• [PROBLEM DETAILS] Reproduce the listing below without changes, except that pictures are left out.

• [SOURCE DATA]
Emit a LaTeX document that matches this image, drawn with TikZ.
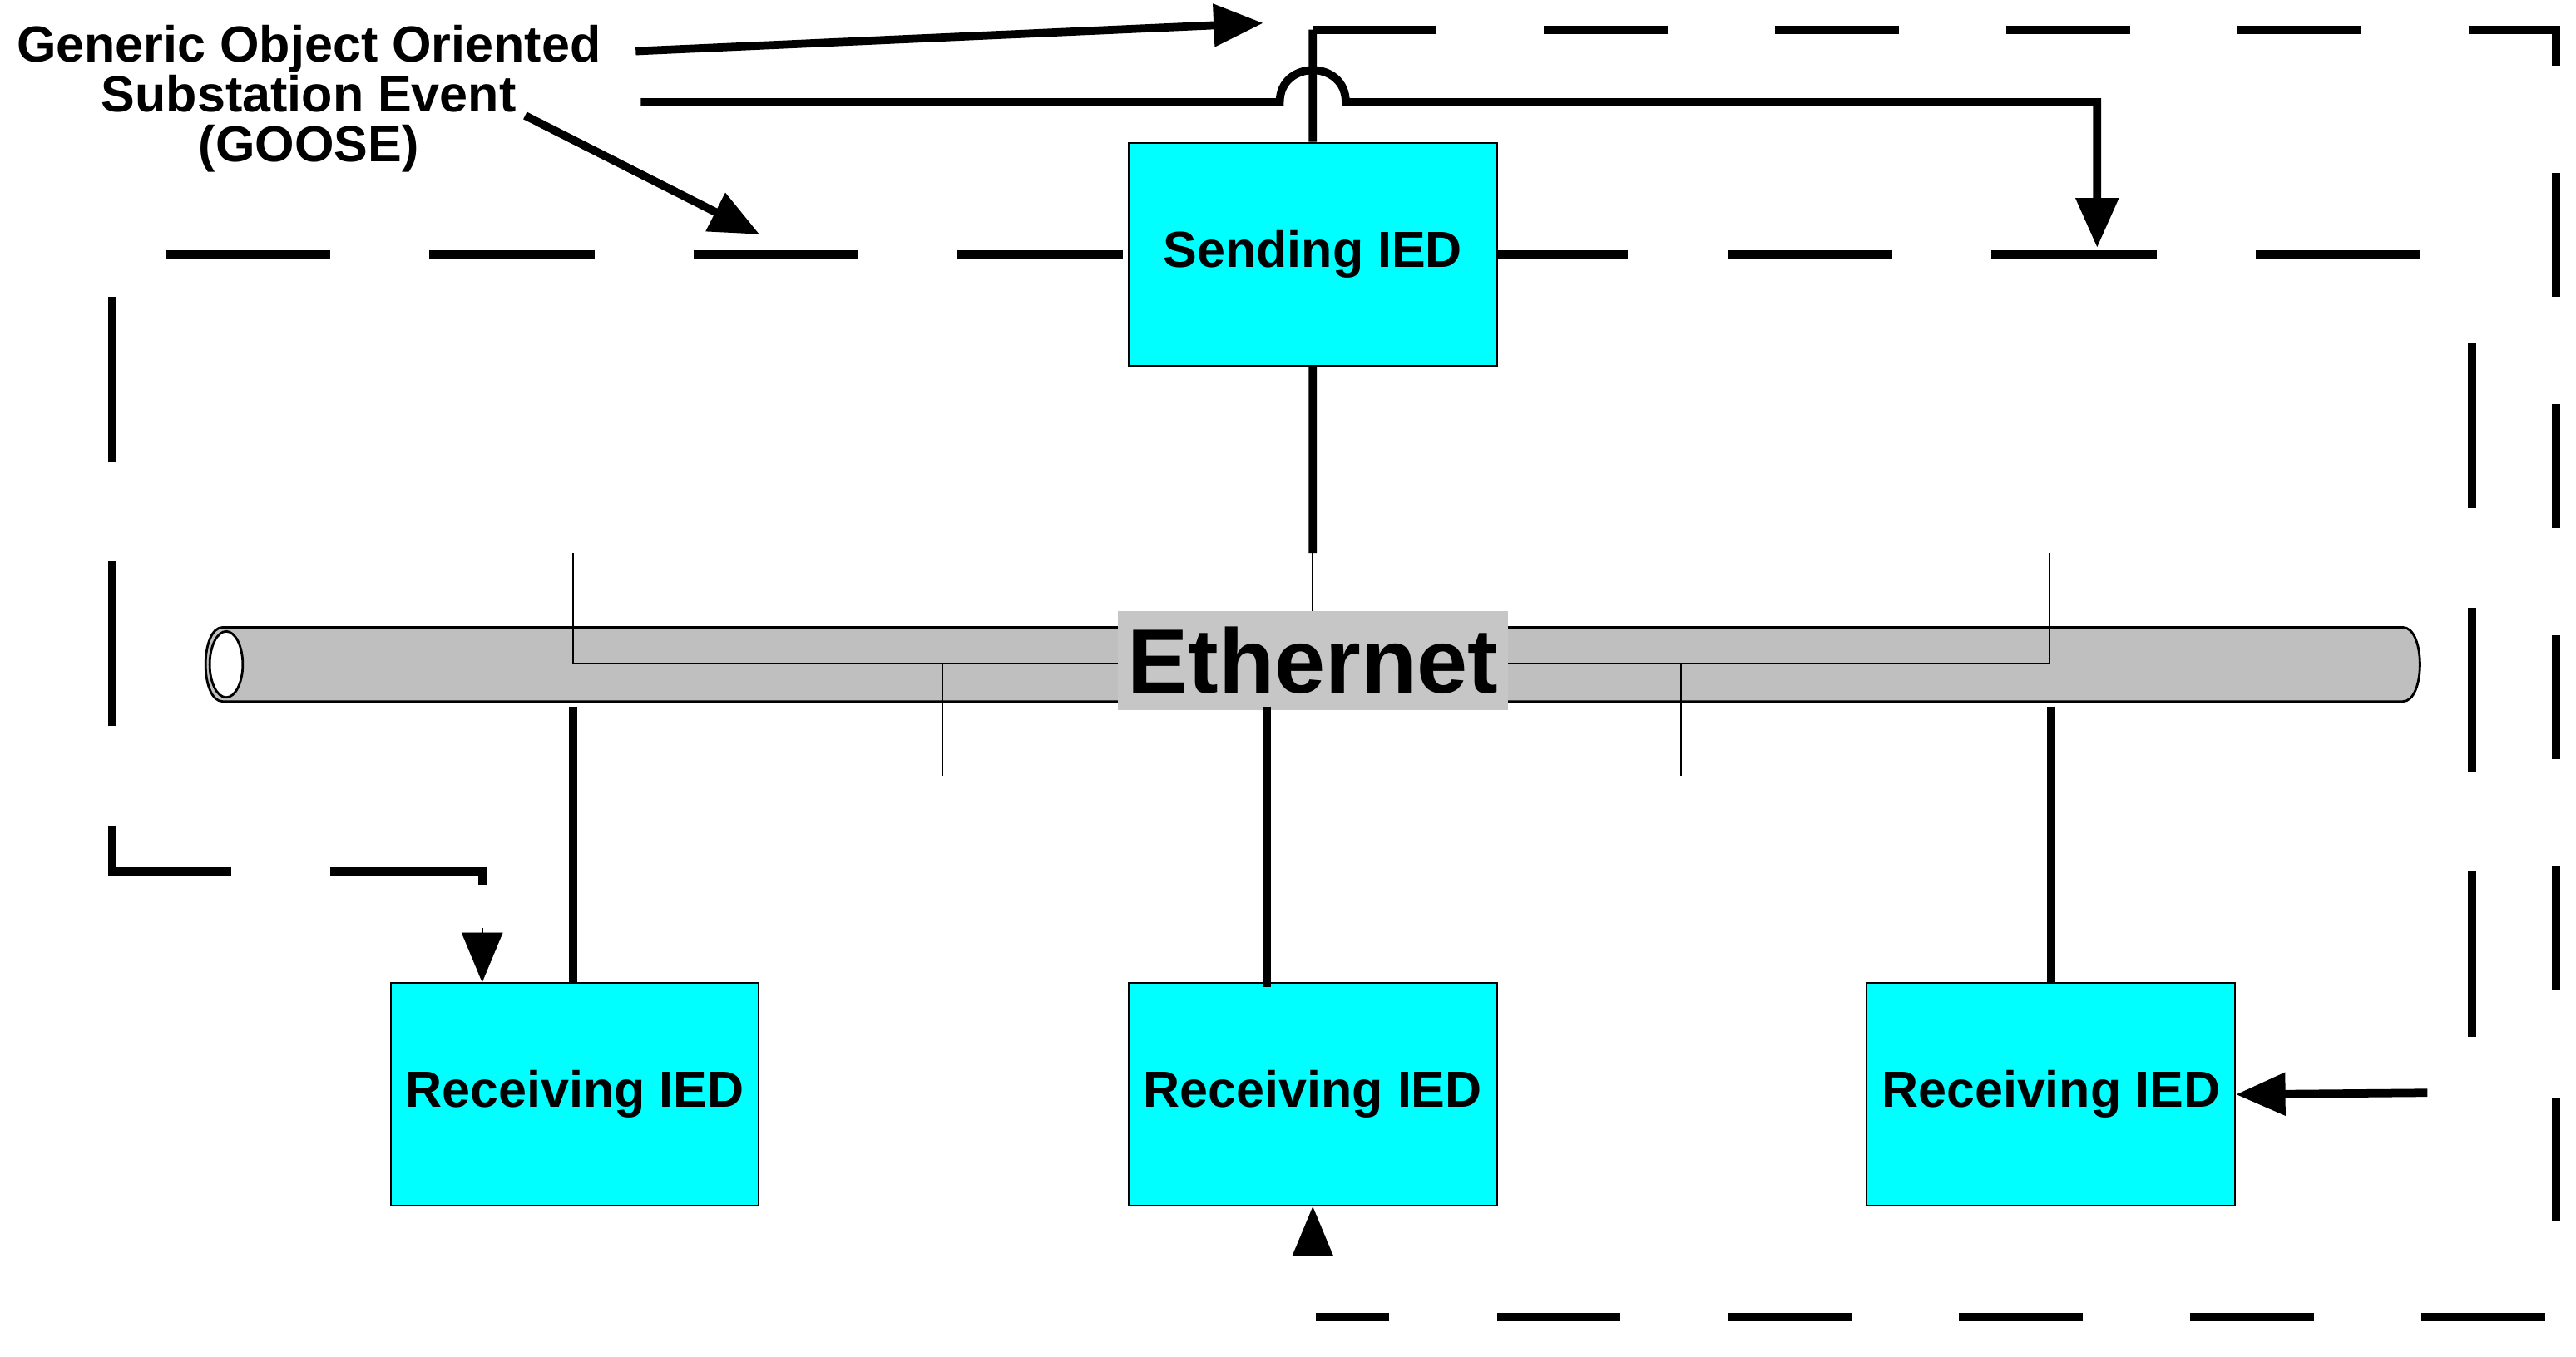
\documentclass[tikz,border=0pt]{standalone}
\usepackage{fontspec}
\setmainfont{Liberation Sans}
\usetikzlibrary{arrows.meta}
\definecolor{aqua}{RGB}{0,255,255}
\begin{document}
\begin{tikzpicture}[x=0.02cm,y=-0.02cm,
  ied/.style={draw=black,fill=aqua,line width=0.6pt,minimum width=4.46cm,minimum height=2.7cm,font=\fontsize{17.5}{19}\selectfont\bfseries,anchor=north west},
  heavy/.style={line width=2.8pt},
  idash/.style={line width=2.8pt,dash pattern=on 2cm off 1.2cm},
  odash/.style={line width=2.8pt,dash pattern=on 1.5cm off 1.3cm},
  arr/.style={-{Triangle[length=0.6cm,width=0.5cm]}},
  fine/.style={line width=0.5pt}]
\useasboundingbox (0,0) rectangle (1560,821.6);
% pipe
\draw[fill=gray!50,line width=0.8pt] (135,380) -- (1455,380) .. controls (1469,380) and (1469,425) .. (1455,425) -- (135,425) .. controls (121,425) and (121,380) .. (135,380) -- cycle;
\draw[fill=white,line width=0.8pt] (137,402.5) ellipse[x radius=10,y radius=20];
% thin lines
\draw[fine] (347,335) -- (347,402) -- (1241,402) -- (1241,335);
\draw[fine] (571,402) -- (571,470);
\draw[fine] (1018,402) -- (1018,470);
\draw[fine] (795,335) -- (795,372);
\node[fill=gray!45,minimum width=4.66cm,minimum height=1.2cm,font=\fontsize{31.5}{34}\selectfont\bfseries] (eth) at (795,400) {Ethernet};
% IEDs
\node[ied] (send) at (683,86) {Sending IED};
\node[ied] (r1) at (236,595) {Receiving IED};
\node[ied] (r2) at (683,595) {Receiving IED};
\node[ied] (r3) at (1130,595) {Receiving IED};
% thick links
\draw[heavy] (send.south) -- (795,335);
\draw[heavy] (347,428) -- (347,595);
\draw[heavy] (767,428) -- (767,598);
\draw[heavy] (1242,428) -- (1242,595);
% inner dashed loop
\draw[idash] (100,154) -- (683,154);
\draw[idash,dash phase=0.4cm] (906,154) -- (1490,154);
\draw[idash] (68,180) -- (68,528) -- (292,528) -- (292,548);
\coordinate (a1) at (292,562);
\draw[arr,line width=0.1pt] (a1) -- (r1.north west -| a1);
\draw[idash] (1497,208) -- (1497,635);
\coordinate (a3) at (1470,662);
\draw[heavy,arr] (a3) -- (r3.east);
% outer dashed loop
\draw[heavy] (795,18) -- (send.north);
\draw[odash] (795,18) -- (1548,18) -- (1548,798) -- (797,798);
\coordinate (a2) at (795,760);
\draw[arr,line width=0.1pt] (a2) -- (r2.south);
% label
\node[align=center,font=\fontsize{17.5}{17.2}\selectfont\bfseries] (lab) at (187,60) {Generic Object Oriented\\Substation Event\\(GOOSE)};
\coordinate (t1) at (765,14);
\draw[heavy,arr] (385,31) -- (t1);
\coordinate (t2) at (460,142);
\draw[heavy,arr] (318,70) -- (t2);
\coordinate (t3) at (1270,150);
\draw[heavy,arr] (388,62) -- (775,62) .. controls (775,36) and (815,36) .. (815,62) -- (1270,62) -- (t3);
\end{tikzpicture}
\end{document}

• [TASK SOLUTION]
Emit a LaTeX document that matches this image, drawn with TikZ.
\documentclass[tikz,border=0pt]{standalone}
\usepackage{fontspec}
\setmainfont{Liberation Sans}
\usetikzlibrary{arrows.meta}
\definecolor{aqua}{RGB}{0,255,255}
\begin{document}
\begin{tikzpicture}[x=0.02cm,y=-0.02cm,
  ied/.style={draw=black,fill=aqua,line width=0.6pt,minimum width=4.46cm,minimum height=2.7cm,font=\fontsize{17.5}{19}\selectfont\bfseries,anchor=north west},
  heavy/.style={line width=2.8pt},
  idash/.style={line width=2.8pt,dash pattern=on 2cm off 1.2cm},
  odash/.style={line width=2.8pt,dash pattern=on 1.5cm off 1.3cm},
  arr/.style={-{Triangle[length=0.6cm,width=0.5cm]}},
  fine/.style={line width=0.5pt}]
\useasboundingbox (0,0) rectangle (1560,821.6);
% pipe
\draw[fill=gray!50,line width=0.8pt] (135,380) -- (1455,380) .. controls (1469,380) and (1469,425) .. (1455,425) -- (135,425) .. controls (121,425) and (121,380) .. (135,380) -- cycle;
\draw[fill=white,line width=0.8pt] (137,402.5) ellipse[x radius=10,y radius=20];
% thin lines
\draw[fine] (347,335) -- (347,402) -- (1241,402) -- (1241,335);
\draw[fine] (571,402) -- (571,470);
\draw[fine] (1018,402) -- (1018,470);
\draw[fine] (795,335) -- (795,372);
\node[fill=gray!45,minimum width=4.66cm,minimum height=1.2cm,font=\fontsize{31.5}{34}\selectfont\bfseries] (eth) at (795,400) {Ethernet};
% IEDs
\node[ied] (send) at (683,86) {Sending IED};
\node[ied] (r1) at (236,595) {Receiving IED};
\node[ied] (r2) at (683,595) {Receiving IED};
\node[ied] (r3) at (1130,595) {Receiving IED};
% thick links
\draw[heavy] (send.south) -- (795,335);
\draw[heavy] (347,428) -- (347,595);
\draw[heavy] (767,428) -- (767,598);
\draw[heavy] (1242,428) -- (1242,595);
% inner dashed loop
\draw[idash] (100,154) -- (683,154);
\draw[idash,dash phase=0.4cm] (906,154) -- (1490,154);
\draw[idash] (68,180) -- (68,528) -- (292,528) -- (292,548);
\coordinate (a1) at (292,562);
\draw[arr,line width=0.1pt] (a1) -- (r1.north west -| a1);
\draw[idash] (1497,208) -- (1497,635);
\coordinate (a3) at (1470,662);
\draw[heavy,arr] (a3) -- (r3.east);
% outer dashed loop
\draw[heavy] (795,18) -- (send.north);
\draw[odash] (795,18) -- (1548,18) -- (1548,798) -- (797,798);
\coordinate (a2) at (795,760);
\draw[arr,line width=0.1pt] (a2) -- (r2.south);
% label
\node[align=center,font=\fontsize{17.5}{17.2}\selectfont\bfseries] (lab) at (187,60) {Generic Object Oriented\\Substation Event\\(GOOSE)};
\coordinate (t1) at (765,14);
\draw[heavy,arr] (385,31) -- (t1);
\coordinate (t2) at (460,142);
\draw[heavy,arr] (318,70) -- (t2);
\coordinate (t3) at (1270,150);
\draw[heavy,arr] (388,62) -- (775,62) .. controls (775,36) and (815,36) .. (815,62) -- (1270,62) -- (t3);
\end{tikzpicture}
\end{document}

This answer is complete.